The pullback was driven by two clean, familiar forces:

  • Profit-taking: After a new high, many traders lock in gains. This often triggers short-term volatility especially after a sharp, consecutive rally.

  • A softer safe-haven bid: Comments suggesting a more measured stance from U.S. President Donald Trump on Iran (a “wait-and-see” tone) and remarks that he does not currently plan to dismiss Fed Chair Jerome Powell reduced the urgency to seek safety in gold.

In short: less fear + traders banking profits not necessarily a collapse in the broader bullish thesis.

Why did the market react so quickly to a “milder tone”?

In strong upswings, gold isn’t bought only because the chart looks good it’s bought because it functions as a safe-haven asset when political, policy, war, or systemic risks rise.

This week, the safe-haven narrative was supercharged by headlines around:

  • tension linked to Iran,

  • questions around the Fed / Powell,

  • and shifting expectations for the rate path.

When headline risk cools even briefly, markets often reprice part of the “fear premium.” Gold can dip a touch, oil can settle, and risk appetite becomes more selective.

A pullback doesn’t cancel the “big story”

Even if geopolitics softens for a moment, gold still has longer-running tailwinds underneath:

Expectations for Fed rate cuts in 2026

Markets have been pricing in two cuts this year (data-dependent). Lower or falling rates tend to support gold because gold doesn’t yield interest when returns on yield-bearing assets become less attractive, gold’s opportunity cost declines.

Central bank buying remains a structural floor

World Gold Council data has shown continued central bank accumulation demand that is strategic and often less sensitive to short-term price swings.

The “$5,000/oz” discussion is no longer fringe

Major market commentary has increasingly treated $5,000/oz in 2026 as a plausible scenario under the right mix of uncertainty, policy easing, ETF flows, and central-bank demand.

That’s why a post-record pullback can be a healthy reset a condition that helps a trend travel farther rather than the end of the move.

Not just gold: silver, platinum, and palladium fell too and silver moved the most

In the same session, other precious metals dropped more sharply than gold:

  • Silver fell about 3.4% to $89.63/oz, after tagging a record $93.57 earlier.

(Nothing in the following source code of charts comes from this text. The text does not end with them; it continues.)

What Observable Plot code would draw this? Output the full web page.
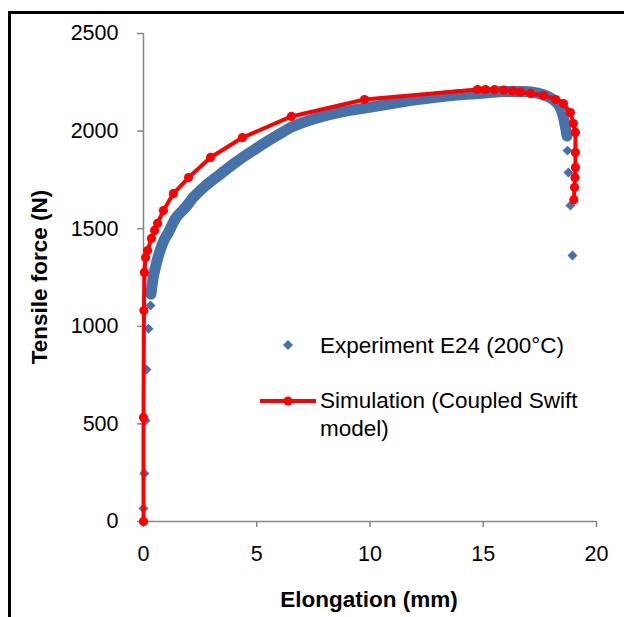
<!DOCTYPE html>
<html>
<head>
<meta charset="utf-8">
<script src="https://cdn.jsdelivr.net/npm/d3@7"></script>
<script src="https://cdn.jsdelivr.net/npm/@observablehq/plot@0.6"></script>
<style>
  body { margin: 0; background: #fff; font-family: "Liberation Sans", Arial, sans-serif; }
  #wrap { position: relative; width: 624px; height: 617px; overflow: hidden; background: #fff; }
  #frame { position: absolute; left: 8px; top: 11px; width: 800px; height: 800px;
           border-left: 3px solid #000; border-top: 3px solid #000; box-sizing: border-box; }
  #chart { position: absolute; left: 0; top: 0; }
  .title { position: absolute; font-weight: bold; font-size: 22.5px; color: #000; white-space: nowrap; }
  #xtitle { left: 369px; top: 600px; transform: translate(-50%, -50%); }
  #ytitle { left: 40px; top: 277px; transform: translate(-50%, -50%) rotate(-90deg); }
  .leg { position: absolute; font-size: 22.5px; color: #000; white-space: nowrap; line-height: 28px; }
  #legsvg { position: absolute; left: 0; top: 0; }
</style>
</head>
<body>
<div id="wrap">
  <div id="frame"></div>
  <div id="chart"></div>
  <div class="title" id="xtitle"></div>
  <div class="title" id="ytitle"></div>
  <div class="leg" id="leg1" style="left:320px; top:332px;"></div>
  <div class="leg" id="leg2" style="left:320px; top:387px;"></div>
</div>
<script>
// ---- Data ----
const xTicks = [0, 5, 10, 15, 20];
const yTicks = [0, 500, 1000, 1500, 2000, 2500];

const xTitle = "Elongation (mm)";
const yTitle = "Tensile force (N)";
const expName = "Experiment E24 (200°C)";
const simName = ["Simulation (Coupled Swift", "model)"];

// Experiment: initial elastic loading points
const expLoadX = [0.00, 0.00, 0.04, 0.09, 0.13, 0.22, 0.31];
const expLoadY = [0, 67, 246, 517, 779, 988, 1107];

// Experiment: dense hardening band
const expX = [0.33, 0.40, 0.50, 0.62, 0.75, 0.90, 1.10, 1.40, 1.85, 2.20, 2.60, 3.00, 3.31, 3.70, 4.06, 4.50, 4.81, 5.20, 6.00, 6.53, 7.50, 8.50, 9.76, 10.90, 12.00, 13.40, 14.80, 16.00, 16.80, 17.40, 17.80, 18.10, 18.35, 18.50, 18.60, 18.70];
const expY = [1165, 1230, 1290, 1345, 1395, 1440, 1481, 1550, 1609, 1660, 1706, 1745, 1772, 1808, 1839, 1875, 1898, 1928, 1985, 2020, 2062, 2092, 2118, 2140, 2160, 2180, 2193, 2203, 2203, 2195, 2180, 2160, 2130, 2090, 2040, 1975];

// Experiment: fracture points
const expDropX = [18.72, 18.76, 18.85, 18.94];
const expDropY = [1900, 1788, 1619, 1363];

// Simulation (Coupled Swift model)
const simX = [0, 0.00, 0.02, 0.04, 0.09, 0.18, 0.35, 0.49, 0.62, 0.88, 1.32, 1.99, 2.96, 4.37, 6.53, 9.76, 14.75, 15.10, 15.50, 15.90, 16.30, 16.64, 17.09, 17.66, 18.20, 18.54, 18.85, 18.98, 19.07, 19.07, 19.07, 19.05, 19.03, 19.00];
const simY = [0, 533, 1081, 1276, 1352, 1388, 1450, 1491, 1527, 1593, 1680, 1762, 1865, 1967, 2075, 2162, 2213, 2213, 2212, 2210, 2206, 2200, 2193, 2182, 2162, 2141, 2095, 2039, 1993, 1890, 1814, 1762, 1711, 1648];

// ---- Build tables ----
const toRows = (xs, ys) => xs.map((x, i) => ({x, y: ys[i]}));
const expLoad = toRows(expLoadX, expLoadY);
const expBand = toRows(expX, expY);
const expDrop = toRows(expDropX, expDropY);
const expAll = expLoad.concat(expBand, expDrop);
const sim = toRows(simX, simY);

const blue = "#4672aa";
const red = "#ff0000";
const axisGray = "#868686";

const chart = Plot.plot({
  width: 624,
  height: 617,
  marginLeft: 143,
  marginRight: 28,
  marginTop: 33,
  marginBottom: 96,
  x: {domain: [0, 20]},
  y: {domain: [0, 2500]},
  style: {fontFamily: "'Liberation Sans', Arial, sans-serif", fontSize: "21.5px", color: "#000", background: "transparent", overflow: "visible"},
  marks: [
    Plot.ruleY([0], {stroke: axisGray, strokeWidth: 1.5}),
    Plot.ruleX([0], {stroke: axisGray, strokeWidth: 1.5}),
    Plot.axisX({ticks: xTicks, tickSize: 6, tickPadding: 18, stroke: axisGray, strokeWidth: 1.5, label: null, tickFormat: d => String(d)}),
    Plot.axisY({ticks: yTicks, tickSize: 6, tickPadding: 19, stroke: axisGray, strokeWidth: 1.5, label: null, tickFormat: d => String(d)}),
    Plot.line(expBand, {x: "x", y: "y", stroke: blue, strokeWidth: 11, strokeLinejoin: "round", strokeLinecap: "round", curve: "monotone-x"}),
    Plot.dot(expAll, {x: "x", y: "y", symbol: "diamond2", fill: blue, r: 4.5}),
    Plot.line(sim, {x: "x", y: "y", stroke: red, strokeWidth: 4, strokeLinejoin: "round"}),
    Plot.dot(sim, {x: "x", y: "y", fill: red, r: 4.6})
  ]
});
document.getElementById("chart").appendChild(chart);

document.getElementById("xtitle").textContent = xTitle;
document.getElementById("ytitle").textContent = yTitle;
document.getElementById("leg1").textContent = expName;
document.getElementById("leg2").innerHTML = simName.join("<br>");

// Legend symbols
const ns = "http://www.w3.org/2000/svg";
const lsvg = document.createElementNS(ns, "svg");
lsvg.setAttribute("id", "legsvg");
lsvg.setAttribute("width", 624);
lsvg.setAttribute("height", 617);
const dia = document.createElementNS(ns, "path");
dia.setAttribute("d", d3.symbol(d3.symbolDiamond2, Math.PI * 4.5 * 4.5)());
dia.setAttribute("transform", "translate(288,345)");
dia.setAttribute("fill", blue);
lsvg.appendChild(dia);
const ll = document.createElementNS(ns, "line");
ll.setAttribute("x1", 260); ll.setAttribute("x2", 316);
ll.setAttribute("y1", 401); ll.setAttribute("y2", 401);
ll.setAttribute("stroke", red); ll.setAttribute("stroke-width", 4);
lsvg.appendChild(ll);
const lc = document.createElementNS(ns, "circle");
lc.setAttribute("cx", 288); lc.setAttribute("cy", 401); lc.setAttribute("r", 4.6);
lc.setAttribute("fill", red);
lsvg.appendChild(lc);
document.getElementById("wrap").appendChild(lsvg);
</script>
</body>
</html>
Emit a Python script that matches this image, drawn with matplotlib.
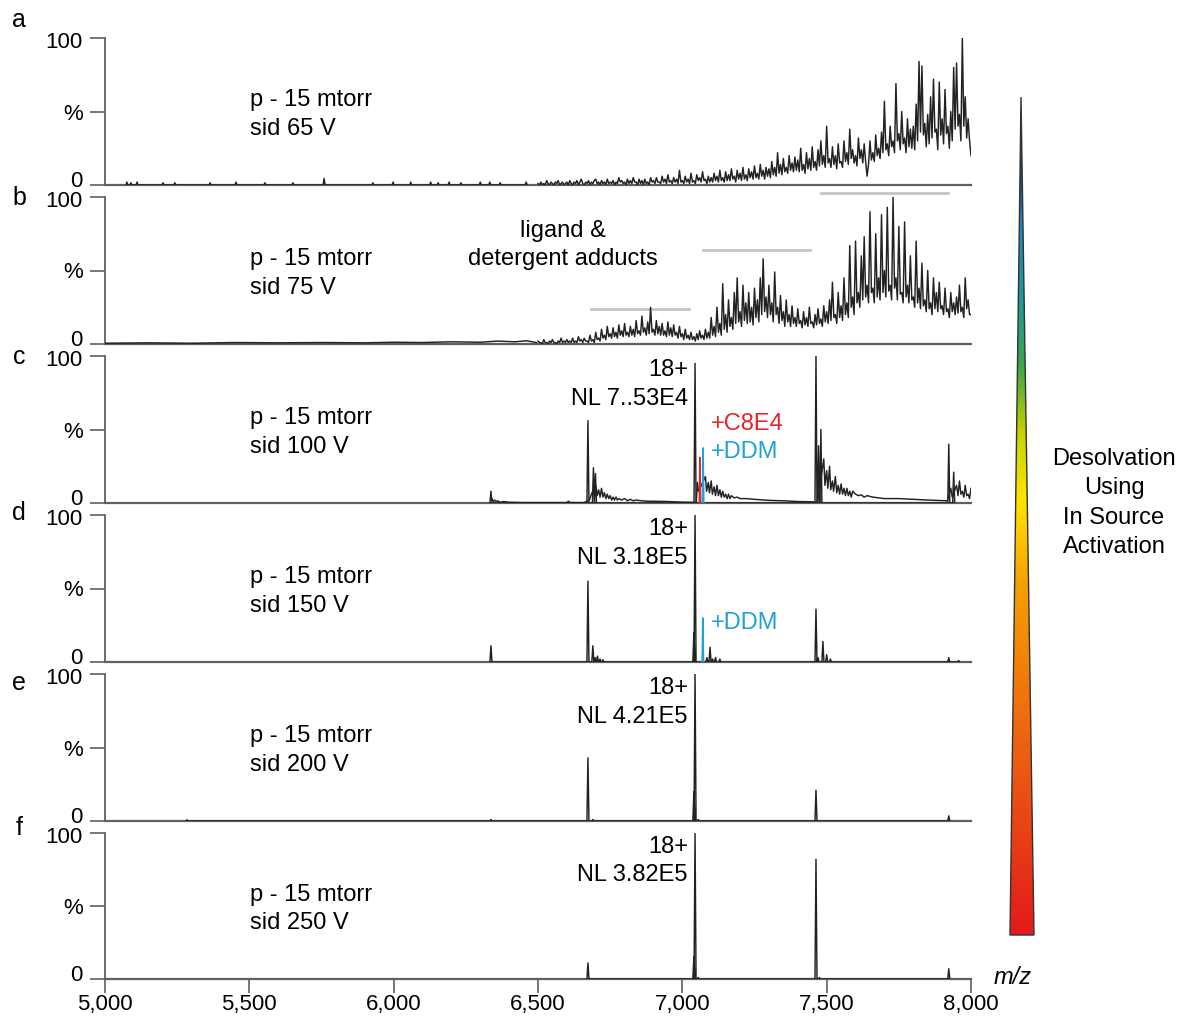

  • Platinum slipped about 2.6% to $2,321.65/oz.

  • Palladium eased about 1.3% to $1,804.10/oz.

A simple rule of thumb: silver typically has higher beta than gold—it can outperform on the way up and swing harder during profit-taking.

One technical factor worth watching: changes to how CME margin requirements are calculated for precious metals (moving toward percentage-of-notional dynamics) can mechanically tighten leverage during high-price/high-volatility regimes, amplifying swings especially in silver.

What should investors watch over the next few sessions?

If you’re analyzing this through a macro + flow lens, here’s a practical checklist:

  1. U.S. labor data (jobless claims) and upcoming macro releases → shapes Fed expectations.

  2. Iran headlines and White House tone → the safe-haven premium can reprice quickly.

  3. Powell/Fed-related developments → institutional uncertainty tends to be supportive for gold.

  4. Silver volatility and margin/leverage dynamics → a key risk marker for short-term traders.